The hotel owes its existence in part to Henry Sidgwick, a 19th-century British utilitarian philosopher and a proponent of what he called “ethical hedonism.” 

Born May 31, 1838, the son of an ordained minister and the brother-in-law of Edward White Benson, the Archbishop of Canterbury, Sidgwick began his career as a lecturer in classics at Trinity College, Cambridge.  Along the way, though, he made some career decisions which seem, at first blush, to be diametrically opposed:  having no love for organized religion, he resigned his fellowship in the Church of England; yet he changed his academic program to focus on moral philosophy.  Throughout his life, Sidgwick saw Christianity as “indispensable and irreplaceable—looking at it from a sociological point of view.”  But while he acknowledged the social advantages of a society built on Christian principles, Sidgwick never returned to personal faith.

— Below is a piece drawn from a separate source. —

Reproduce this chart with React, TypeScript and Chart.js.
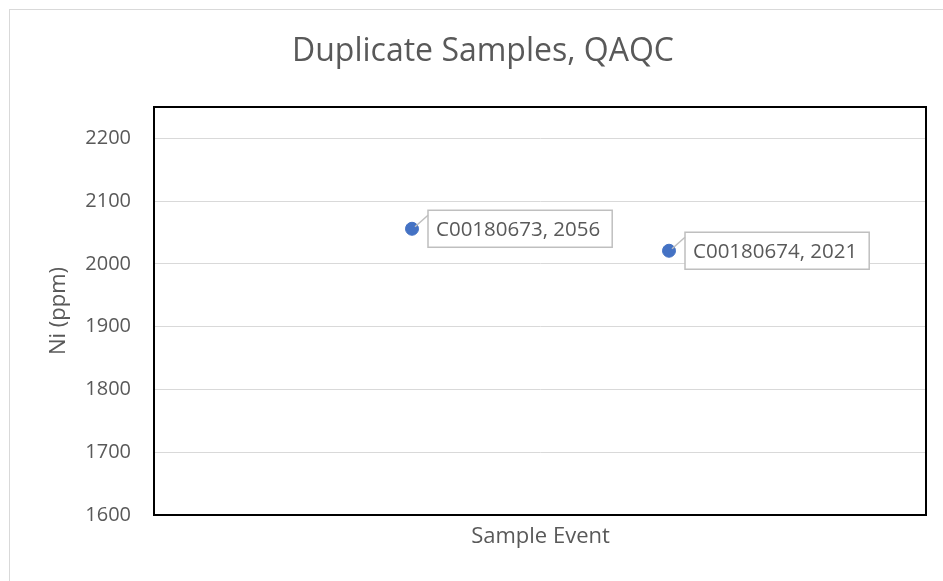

Sidgwick’s seminal work, The Methods of Ethics, was published in 1874, and formed the basis for a line of study that believed happiness—or rather, pleasure—to be the highest good and the only motivator for human action.  Ethical hedonism claims that individuals should act in such a way as to produce their own pleasure.  No other motives are considered valid.

Sidgwick’s theories were embraced, in whole or in part, by a rogue’s gallery of philosophers and academicians including:

  • Sigmund Freud, whose “life instinct” is essentially the pursuit of pleasure;
  • Swedish philosopher Torbjörn Tännsjö, a vociferous proponent of one world government;
  • Mordecai Kaplan, rabbi and essayist who rejected classical theism and asserted that God is not personal.  Rather, he taught, “God” is the sum-total of all natural processes that allow man to become self-fufilled.
  • Peter Singer, professor of bioethics at Princeton University.  Singer’s utilitarianism leads him to argue in support of abortion and beyond:  He believes that human infants, perhaps to the age of 18 months, lack the essential characteristics of personhood, “rationality, autonomy, and self-consciousness”—and that therefore, killing a newborn baby should be acceptable, should the parents so desire.

Catholic theology is directly opposed to Hedonism, noting its fundamental errors: 

  1. Hedonism rests on a false psychological analysis; namely, that pleasure depends on obtaining some end or good which is fixed in nature.  No, says the Church; humans are created in the image of God, and have an intrinsic sense of right and wrong; and true happiness or pleasure comes when one behaves morally.  
  2. Hedonism falsely supposes that the only motive for action is pleasure, and that “pleasure” and “desirability” are interchangeable terms.
  3. Even if “pleasure” and “pain” were the only determinants of an action’s morality, it would be impossible to determine just what level of pleasure or pain will result from a given action.  This is difficult when considering a single individual; but it is completely impossible when considering on a larger scale the feelings of one’s family, or an entire  society, or the world’s population.
  4. Egoistic Hedonism reduces all benevolence and self-sacrifice to mere selfishness
  5. No code of morality could ever be established on the basis of pleasure—because pleasure is a subjective feeling, and different individuals would react differently to the same stimulus.  Under Hedonism, there could be no dividing line between right and wrong.
  6. Hedonism is incompatible with noble ideas of duty and moral obligation.  If I must pursue my own happiness, then simply offering one’s bus seat to an elderly woman is imprudent, even wrong.